If you need a template to worship (i.e., organized religion), okay, fine. Faith is the hardest--not to mention often the most dangerous--activity for humans. But religion, and spirituality, is something we can do alone. We engage in politics, however, with one another; you can't do it fully in private, and you participate on the basis of reliable information presented fairly. When we start taking cues from the best-sounding available scripts by media-on-a-mission on how to vote, and how to govern ourselves, we are in really trouble.

A suggestion. American media would do well to get back in its box and, to the extent humanly possible, report facts and stop giving cues. U.S. journalists, including broadcast people, are some of the best educated, most traveled and admirably pedigreed citizens in the world. Hey, you folks know better. You do have some responsibilities to your less-polished viewers and readers.

It's going to happen anyway. People will start to think for themselves--and stop relying on the media, forced-PC cultures in all camps, party lines and platforms to instruct them on how they must think and feel.

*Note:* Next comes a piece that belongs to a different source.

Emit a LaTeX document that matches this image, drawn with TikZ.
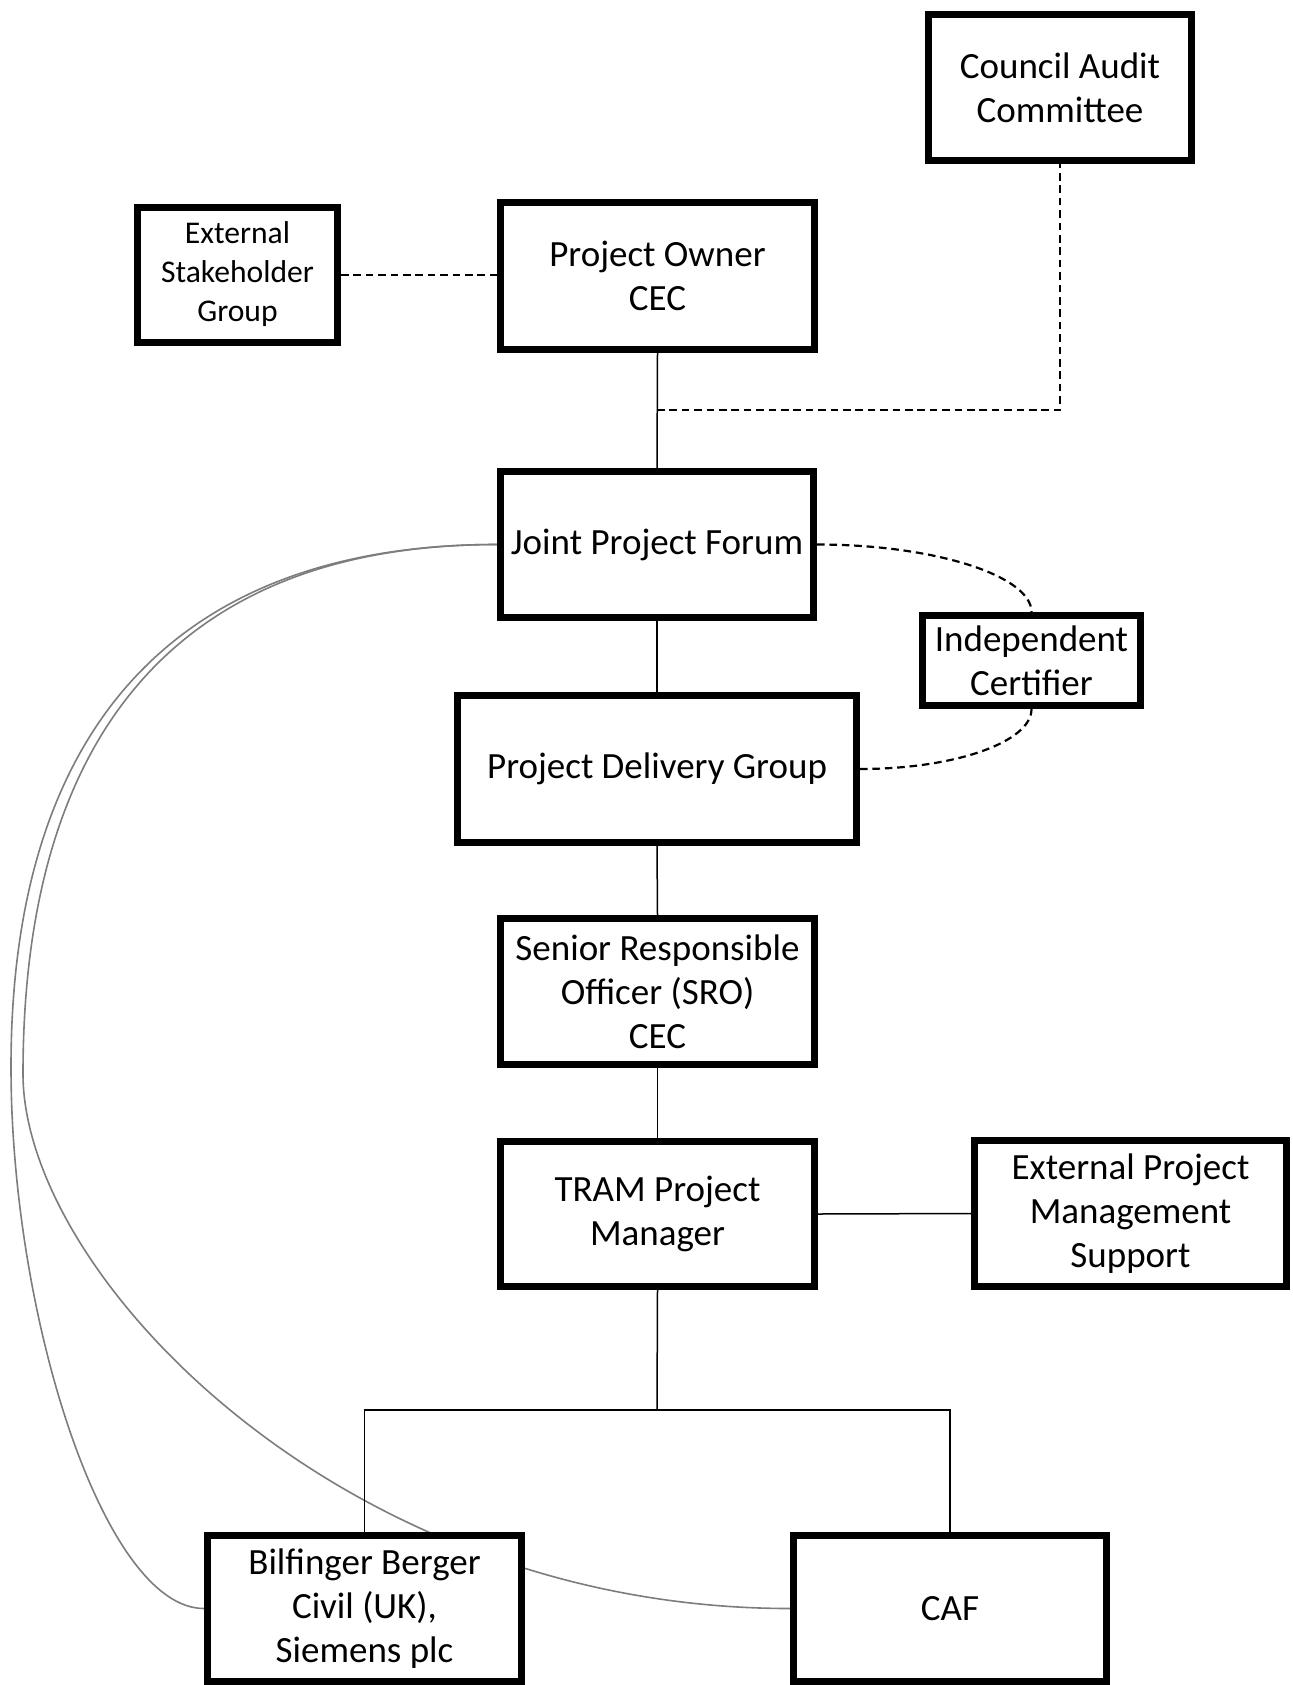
\documentclass[tikz,border=0pt]{standalone}
\usepackage{fontspec}
\setmainfont{Carlito}
\usetikzlibrary{backgrounds}
\definecolor{curvegray}{RGB}{125,125,125}
\begin{document}
\begin{tikzpicture}[x=0.5pt,y=-0.5pt,
  box/.style={draw=black,fill=white,line width=3.4pt,inner sep=0pt,align=center,font=\fontsize{18.5}{22}\selectfont},
  std/.style={box,minimum width=157.1pt,minimum height=73.1pt},
  link/.style={line width=0.75pt},
  dlink/.style={line width=1.1pt,dash pattern=on 3.8pt off 2.4pt},
  glink/.style={line width=0.8pt,draw=curvegray}]
\useasboundingbox (0,0) rectangle (1293,1685);

\node[box,minimum width=131.6pt,minimum height=73.1pt] (cac) at (1060,87.5) {Council Audit\\Committee};
\node[box,minimum width=100.1pt,minimum height=67.6pt,font=\fontsize{15.8}{19.4}\selectfont] (esg) at (237.5,275) {\raisebox{-4.5pt}{\begin{tabular}{@{}c@{}}External\\Stakeholder\\Group\end{tabular}}};
\node[std,minimum height=73.6pt] (po) at (657.5,276) {Project Owner\\CEC};
\node[std,minimum width=156.6pt] (jpf) at (657,544.5) {Joint Project Forum};
\node[box,minimum width=109.1pt,minimum height=45.1pt] (ic) at (1031.5,660.5) {Independent\\Certifier};
\node[box,minimum width=199.6pt,minimum height=73.6pt] (pdg) at (657,769) {Project Delivery Group};
\node[std] (sro) at (657.5,991.5) {Senior Responsible\\Officer (SRO)\\CEC};
\node[std,minimum height=72.6pt] (tram) at (657.5,1214) {TRAM Project\\Manager};
\node[std,minimum width=156.1pt] (epms) at (1130.5,1213.5) {External Project\\Management\\Support};
\node[std] (bb) at (364.5,1608.5) {Bilfinger Berger\\Civil (UK),\\Siemens plc};
\node[std,minimum width=156.6pt] (caf) at (950,1608.5) {CAF};

\coordinate (j1) at (657,410);
\coordinate (br) at (657,1410);
\coordinate (l1) at (11,1067);
\coordinate (l2) at (23,1074);

\draw[dlink] (esg.east) -- (po.west |- esg.east);
\draw[link] (po.south) -- (jpf.north);
\draw[dlink] (j1) -| (cac.south);
\draw[link] (jpf.south) -- (pdg.north);
\draw[link] (pdg.south) -- (sro.north);
\draw[link] (sro.south) -- (tram.north);
\draw[link] (tram.east) -- (epms.west);
\draw[link] (tram.south) -- (br);
\draw[link] (bb.north) |- (br) -| (caf.north);
\draw[dlink] (jpf.east) .. controls +(118,0) and +(0,-36) .. (ic.north);
\draw[dlink] (pdg.east) .. controls +(95,0) and +(0,33) .. (ic.south);

\begin{scope}[on background layer]
\fill[white] (0,0) rectangle (1293,1685);
\draw[glink] (jpf.west) .. controls +(-320,0) and +(0,-340) .. (l1) .. controls +(0,250) and +(-100,0) .. (bb.west);
\draw[glink] (jpf.west) .. controls +(-310,0) and +(0,-350) .. (l2) .. controls +(0,200) and +(-450,0) .. (caf.west);
\end{scope}
\end{tikzpicture}
\end{document}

We need a New Conversation, free of certitude, either moral or intellectual, and worthy of the subtleties and complexities of the world we face.

Dinner, anyone?

Posted by JD Hull at October 17, 2008 05:33 AM

Comments

Excellent article Dan - don't know enough about US politics (although I follow as best I can) to comment in any detail

Enjoyed the Excessive PC points - points well made... and limousine liberal - excellent.

It has been fascinating to watch the debates and the coverage from over here - and it has had the side benefit of exposing me to a great deal more US writing, politics and news than might have been the case.

Yeah... sure... I'll stand you dinner when you are next in town! It would be a pleasure - I am a disappointed Labour voter in the UK. Brown is a nightmare - and while he enjoys a degree of bounce at the moment for 'saving the world' it is unlikely to continue. He cannot relate to people as people - and that is, I would have thought, important in politics.

Off to have an enjoyable weekend - but will, of course, be doing my postcards from the Boat.